**SET PROBLEM:**
The lines to return are those from the one containing "Rebuild this diagram" down to the one containing "(0,0) rectangle (812,669);", inclusive; return them exactly and nothing else.

## begin

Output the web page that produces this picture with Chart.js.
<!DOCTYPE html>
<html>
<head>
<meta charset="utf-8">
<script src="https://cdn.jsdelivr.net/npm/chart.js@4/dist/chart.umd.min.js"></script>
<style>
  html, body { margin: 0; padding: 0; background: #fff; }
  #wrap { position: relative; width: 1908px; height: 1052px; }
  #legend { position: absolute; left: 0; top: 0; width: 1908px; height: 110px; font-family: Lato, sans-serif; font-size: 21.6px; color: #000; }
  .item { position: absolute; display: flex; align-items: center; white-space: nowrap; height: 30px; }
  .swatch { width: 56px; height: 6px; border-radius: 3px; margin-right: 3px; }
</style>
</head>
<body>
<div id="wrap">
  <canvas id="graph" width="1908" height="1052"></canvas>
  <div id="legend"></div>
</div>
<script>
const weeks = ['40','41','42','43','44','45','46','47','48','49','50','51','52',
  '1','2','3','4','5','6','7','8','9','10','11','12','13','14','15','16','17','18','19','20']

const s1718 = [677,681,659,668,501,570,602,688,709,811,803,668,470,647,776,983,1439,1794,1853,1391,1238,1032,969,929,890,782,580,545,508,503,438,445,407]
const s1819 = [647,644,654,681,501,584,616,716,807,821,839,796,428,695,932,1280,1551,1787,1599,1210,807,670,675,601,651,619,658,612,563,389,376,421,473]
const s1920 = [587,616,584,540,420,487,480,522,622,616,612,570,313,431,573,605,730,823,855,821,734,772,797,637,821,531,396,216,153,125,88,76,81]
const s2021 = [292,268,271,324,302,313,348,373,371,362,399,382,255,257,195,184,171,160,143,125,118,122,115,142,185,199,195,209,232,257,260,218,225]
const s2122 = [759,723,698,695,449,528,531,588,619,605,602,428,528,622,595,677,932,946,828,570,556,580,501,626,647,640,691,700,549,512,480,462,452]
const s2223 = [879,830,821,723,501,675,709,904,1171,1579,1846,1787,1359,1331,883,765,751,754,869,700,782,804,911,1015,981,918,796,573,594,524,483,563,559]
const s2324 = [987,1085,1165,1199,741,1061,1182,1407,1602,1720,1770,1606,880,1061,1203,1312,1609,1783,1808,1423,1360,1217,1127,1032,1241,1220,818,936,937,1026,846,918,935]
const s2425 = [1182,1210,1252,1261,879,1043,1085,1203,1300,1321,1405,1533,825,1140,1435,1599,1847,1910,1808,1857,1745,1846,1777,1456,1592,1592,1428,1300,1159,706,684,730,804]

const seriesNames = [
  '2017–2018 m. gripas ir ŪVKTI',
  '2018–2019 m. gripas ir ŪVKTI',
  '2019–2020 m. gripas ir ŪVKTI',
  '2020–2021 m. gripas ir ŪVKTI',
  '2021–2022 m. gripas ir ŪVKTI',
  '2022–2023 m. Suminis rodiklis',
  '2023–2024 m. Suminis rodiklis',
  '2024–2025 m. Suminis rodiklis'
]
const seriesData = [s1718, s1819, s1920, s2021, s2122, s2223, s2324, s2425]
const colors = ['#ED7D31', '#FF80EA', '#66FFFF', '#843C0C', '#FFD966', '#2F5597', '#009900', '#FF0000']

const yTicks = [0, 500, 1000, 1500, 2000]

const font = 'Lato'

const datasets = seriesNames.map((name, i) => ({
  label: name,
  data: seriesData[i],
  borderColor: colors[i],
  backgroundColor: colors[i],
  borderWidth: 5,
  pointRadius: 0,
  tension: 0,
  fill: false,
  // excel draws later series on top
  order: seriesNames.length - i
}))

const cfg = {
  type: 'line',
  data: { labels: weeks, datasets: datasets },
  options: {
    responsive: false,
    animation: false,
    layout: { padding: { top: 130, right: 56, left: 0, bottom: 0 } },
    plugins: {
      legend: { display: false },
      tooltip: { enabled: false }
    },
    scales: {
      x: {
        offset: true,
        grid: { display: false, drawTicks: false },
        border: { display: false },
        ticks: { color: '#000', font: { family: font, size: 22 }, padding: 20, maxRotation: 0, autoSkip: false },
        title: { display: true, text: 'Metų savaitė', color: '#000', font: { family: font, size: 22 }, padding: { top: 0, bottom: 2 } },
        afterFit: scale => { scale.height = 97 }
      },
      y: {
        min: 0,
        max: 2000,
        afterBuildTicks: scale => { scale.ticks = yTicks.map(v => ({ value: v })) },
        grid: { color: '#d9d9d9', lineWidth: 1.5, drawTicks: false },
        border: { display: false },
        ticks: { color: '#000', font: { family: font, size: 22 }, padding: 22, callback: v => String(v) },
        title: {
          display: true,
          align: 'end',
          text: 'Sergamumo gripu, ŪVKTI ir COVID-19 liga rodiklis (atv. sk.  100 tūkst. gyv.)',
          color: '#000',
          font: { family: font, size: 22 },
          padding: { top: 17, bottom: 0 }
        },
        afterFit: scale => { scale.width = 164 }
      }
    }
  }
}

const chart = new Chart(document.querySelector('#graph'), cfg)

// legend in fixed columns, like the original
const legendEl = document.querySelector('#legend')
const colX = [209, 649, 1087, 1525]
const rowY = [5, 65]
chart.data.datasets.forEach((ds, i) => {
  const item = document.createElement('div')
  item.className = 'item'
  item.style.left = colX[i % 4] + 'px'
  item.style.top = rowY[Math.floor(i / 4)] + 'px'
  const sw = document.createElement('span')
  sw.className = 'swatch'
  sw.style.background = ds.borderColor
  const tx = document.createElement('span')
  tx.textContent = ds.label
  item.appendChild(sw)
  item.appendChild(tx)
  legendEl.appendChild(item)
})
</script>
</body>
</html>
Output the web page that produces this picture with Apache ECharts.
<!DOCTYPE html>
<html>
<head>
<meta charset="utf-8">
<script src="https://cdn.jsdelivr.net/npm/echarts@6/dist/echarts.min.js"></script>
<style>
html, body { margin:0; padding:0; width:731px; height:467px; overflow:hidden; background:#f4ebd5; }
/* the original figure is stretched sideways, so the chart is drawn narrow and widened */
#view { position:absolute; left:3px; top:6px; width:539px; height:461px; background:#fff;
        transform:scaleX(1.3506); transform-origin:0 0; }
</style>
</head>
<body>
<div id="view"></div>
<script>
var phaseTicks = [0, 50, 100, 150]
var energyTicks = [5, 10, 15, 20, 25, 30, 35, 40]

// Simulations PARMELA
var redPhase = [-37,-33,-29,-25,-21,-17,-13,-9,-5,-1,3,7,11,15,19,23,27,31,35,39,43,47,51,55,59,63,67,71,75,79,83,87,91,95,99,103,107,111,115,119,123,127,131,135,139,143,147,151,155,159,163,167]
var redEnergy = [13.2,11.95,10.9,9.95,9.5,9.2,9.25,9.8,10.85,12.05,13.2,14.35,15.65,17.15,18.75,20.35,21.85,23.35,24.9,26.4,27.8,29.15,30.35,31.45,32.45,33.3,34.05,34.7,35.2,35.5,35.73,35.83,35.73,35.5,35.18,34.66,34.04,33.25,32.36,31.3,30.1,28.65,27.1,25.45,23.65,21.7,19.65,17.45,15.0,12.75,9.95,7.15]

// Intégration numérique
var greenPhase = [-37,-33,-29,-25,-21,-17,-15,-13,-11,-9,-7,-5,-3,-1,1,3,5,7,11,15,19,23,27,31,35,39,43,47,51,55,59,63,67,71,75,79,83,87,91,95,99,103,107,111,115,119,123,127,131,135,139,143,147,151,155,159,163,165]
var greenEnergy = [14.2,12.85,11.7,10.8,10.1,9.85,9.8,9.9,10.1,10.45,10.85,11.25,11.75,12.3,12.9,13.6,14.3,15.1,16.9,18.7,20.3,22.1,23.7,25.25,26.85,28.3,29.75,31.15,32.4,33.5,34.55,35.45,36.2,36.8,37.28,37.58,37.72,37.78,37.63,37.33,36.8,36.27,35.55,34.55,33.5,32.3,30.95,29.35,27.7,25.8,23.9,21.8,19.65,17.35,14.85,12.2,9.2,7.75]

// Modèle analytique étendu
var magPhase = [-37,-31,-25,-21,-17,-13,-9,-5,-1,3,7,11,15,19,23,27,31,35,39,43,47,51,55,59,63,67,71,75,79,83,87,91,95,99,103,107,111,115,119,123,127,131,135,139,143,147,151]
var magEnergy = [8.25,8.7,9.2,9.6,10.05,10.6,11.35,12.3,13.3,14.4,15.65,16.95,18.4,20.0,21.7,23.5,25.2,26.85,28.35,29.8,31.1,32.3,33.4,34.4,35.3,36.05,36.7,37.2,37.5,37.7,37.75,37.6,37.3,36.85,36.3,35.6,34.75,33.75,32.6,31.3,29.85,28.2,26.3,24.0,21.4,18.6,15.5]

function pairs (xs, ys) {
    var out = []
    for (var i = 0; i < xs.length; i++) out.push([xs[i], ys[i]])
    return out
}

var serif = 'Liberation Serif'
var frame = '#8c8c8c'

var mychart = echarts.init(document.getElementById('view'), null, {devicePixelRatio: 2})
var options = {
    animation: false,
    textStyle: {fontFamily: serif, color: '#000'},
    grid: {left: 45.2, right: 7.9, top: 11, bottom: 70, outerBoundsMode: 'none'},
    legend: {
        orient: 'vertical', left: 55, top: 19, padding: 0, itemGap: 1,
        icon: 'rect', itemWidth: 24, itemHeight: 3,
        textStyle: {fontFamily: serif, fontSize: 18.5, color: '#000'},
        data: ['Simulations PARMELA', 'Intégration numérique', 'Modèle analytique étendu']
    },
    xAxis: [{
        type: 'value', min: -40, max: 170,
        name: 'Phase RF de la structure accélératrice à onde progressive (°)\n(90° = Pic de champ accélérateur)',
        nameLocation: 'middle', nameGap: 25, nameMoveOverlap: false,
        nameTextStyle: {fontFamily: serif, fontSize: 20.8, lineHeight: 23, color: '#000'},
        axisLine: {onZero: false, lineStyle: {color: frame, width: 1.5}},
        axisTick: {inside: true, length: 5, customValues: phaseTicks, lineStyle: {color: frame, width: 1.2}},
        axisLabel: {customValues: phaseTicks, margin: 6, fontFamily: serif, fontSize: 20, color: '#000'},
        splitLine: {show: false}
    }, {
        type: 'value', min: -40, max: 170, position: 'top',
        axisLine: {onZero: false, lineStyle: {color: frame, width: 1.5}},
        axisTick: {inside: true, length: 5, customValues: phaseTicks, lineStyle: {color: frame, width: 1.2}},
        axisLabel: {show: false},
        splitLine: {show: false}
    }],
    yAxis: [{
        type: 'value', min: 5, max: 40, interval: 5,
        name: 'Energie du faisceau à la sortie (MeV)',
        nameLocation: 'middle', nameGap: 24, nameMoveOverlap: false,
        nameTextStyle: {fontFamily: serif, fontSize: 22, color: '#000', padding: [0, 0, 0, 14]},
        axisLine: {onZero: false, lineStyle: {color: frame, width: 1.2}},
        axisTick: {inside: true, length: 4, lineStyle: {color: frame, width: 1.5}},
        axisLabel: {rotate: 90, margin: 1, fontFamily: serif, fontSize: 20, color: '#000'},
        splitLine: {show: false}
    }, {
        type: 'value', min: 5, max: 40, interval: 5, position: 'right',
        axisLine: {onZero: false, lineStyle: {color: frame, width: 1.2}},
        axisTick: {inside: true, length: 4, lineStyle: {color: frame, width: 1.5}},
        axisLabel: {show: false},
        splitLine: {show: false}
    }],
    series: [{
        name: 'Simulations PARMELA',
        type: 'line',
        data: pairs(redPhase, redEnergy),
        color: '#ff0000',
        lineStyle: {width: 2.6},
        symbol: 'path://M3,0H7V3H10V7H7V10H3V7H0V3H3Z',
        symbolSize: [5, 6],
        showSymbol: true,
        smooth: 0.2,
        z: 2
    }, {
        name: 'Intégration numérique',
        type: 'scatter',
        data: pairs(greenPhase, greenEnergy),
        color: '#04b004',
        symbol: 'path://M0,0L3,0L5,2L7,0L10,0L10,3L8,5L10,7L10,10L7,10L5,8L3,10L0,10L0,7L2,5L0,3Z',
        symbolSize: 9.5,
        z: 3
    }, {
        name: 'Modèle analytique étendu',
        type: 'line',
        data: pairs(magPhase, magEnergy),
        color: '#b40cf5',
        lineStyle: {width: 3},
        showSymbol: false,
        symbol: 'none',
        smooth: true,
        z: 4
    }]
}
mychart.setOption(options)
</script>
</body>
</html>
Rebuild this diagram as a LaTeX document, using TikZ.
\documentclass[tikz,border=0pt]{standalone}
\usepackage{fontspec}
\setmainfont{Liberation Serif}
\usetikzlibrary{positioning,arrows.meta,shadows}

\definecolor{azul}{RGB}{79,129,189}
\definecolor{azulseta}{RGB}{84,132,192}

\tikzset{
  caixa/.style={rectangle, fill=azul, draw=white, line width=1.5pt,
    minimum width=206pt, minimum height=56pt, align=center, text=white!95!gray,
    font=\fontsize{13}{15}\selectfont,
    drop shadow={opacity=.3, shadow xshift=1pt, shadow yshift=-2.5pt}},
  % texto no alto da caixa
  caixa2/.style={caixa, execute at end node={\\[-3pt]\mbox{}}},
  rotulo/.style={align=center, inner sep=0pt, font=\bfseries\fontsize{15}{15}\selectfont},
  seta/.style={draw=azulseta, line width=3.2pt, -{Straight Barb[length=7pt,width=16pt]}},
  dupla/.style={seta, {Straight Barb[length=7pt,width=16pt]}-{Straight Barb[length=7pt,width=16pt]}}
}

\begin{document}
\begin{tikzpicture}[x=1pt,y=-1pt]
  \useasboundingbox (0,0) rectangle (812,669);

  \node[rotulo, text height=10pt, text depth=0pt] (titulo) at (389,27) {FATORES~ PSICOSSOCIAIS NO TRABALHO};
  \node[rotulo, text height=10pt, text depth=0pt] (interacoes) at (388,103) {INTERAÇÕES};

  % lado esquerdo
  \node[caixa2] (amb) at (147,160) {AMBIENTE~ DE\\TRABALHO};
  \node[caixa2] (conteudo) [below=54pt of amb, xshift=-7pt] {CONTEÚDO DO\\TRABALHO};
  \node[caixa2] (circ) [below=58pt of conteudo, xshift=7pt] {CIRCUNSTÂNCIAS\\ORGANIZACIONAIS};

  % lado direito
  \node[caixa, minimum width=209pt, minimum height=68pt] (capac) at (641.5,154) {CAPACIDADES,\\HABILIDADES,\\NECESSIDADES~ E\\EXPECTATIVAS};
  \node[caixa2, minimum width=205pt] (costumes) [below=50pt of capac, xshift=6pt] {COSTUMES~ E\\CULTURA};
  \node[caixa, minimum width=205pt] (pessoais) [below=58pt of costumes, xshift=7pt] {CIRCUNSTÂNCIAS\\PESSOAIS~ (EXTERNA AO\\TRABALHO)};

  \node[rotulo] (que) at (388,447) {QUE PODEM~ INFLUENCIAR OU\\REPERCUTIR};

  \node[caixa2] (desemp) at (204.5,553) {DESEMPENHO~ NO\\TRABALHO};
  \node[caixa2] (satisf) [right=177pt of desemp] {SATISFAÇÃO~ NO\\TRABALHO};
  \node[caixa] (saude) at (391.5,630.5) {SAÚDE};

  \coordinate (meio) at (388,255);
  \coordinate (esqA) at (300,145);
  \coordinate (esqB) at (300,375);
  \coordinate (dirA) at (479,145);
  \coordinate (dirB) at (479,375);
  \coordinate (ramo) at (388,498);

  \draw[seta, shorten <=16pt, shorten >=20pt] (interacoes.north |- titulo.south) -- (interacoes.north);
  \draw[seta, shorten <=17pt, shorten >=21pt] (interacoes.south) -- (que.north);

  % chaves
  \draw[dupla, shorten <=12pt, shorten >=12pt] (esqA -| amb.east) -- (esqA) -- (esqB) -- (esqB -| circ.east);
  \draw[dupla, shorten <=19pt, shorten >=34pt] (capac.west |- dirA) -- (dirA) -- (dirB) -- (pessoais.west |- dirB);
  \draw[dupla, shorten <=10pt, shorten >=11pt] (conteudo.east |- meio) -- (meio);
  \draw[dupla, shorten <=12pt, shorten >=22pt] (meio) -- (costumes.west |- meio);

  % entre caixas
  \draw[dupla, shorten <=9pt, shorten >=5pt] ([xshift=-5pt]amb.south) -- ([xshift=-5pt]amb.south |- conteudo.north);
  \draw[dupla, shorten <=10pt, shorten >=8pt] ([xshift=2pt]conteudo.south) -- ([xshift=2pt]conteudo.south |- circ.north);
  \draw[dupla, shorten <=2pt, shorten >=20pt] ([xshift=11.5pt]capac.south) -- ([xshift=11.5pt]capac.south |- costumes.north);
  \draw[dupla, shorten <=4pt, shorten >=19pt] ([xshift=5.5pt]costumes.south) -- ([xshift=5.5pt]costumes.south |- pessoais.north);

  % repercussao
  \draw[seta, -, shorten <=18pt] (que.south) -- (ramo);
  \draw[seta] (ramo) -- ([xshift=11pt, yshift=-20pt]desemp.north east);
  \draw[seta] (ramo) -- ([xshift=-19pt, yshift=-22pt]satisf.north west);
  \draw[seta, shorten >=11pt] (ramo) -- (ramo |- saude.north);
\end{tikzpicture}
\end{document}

## end

**FULL OUTPUT:**
Rebuild this diagram as a LaTeX document, using TikZ.
\documentclass[tikz,border=0pt]{standalone}
\usepackage{fontspec}
\setmainfont{Liberation Serif}
\usetikzlibrary{positioning,arrows.meta,shadows}

\definecolor{azul}{RGB}{79,129,189}
\definecolor{azulseta}{RGB}{84,132,192}

\tikzset{
  caixa/.style={rectangle, fill=azul, draw=white, line width=1.5pt,
    minimum width=206pt, minimum height=56pt, align=center, text=white!95!gray,
    font=\fontsize{13}{15}\selectfont,
    drop shadow={opacity=.3, shadow xshift=1pt, shadow yshift=-2.5pt}},
  % texto no alto da caixa
  caixa2/.style={caixa, execute at end node={\\[-3pt]\mbox{}}},
  rotulo/.style={align=center, inner sep=0pt, font=\bfseries\fontsize{15}{15}\selectfont},
  seta/.style={draw=azulseta, line width=3.2pt, -{Straight Barb[length=7pt,width=16pt]}},
  dupla/.style={seta, {Straight Barb[length=7pt,width=16pt]}-{Straight Barb[length=7pt,width=16pt]}}
}

\begin{document}
\begin{tikzpicture}[x=1pt,y=-1pt]
  \useasboundingbox (0,0) rectangle (812,669);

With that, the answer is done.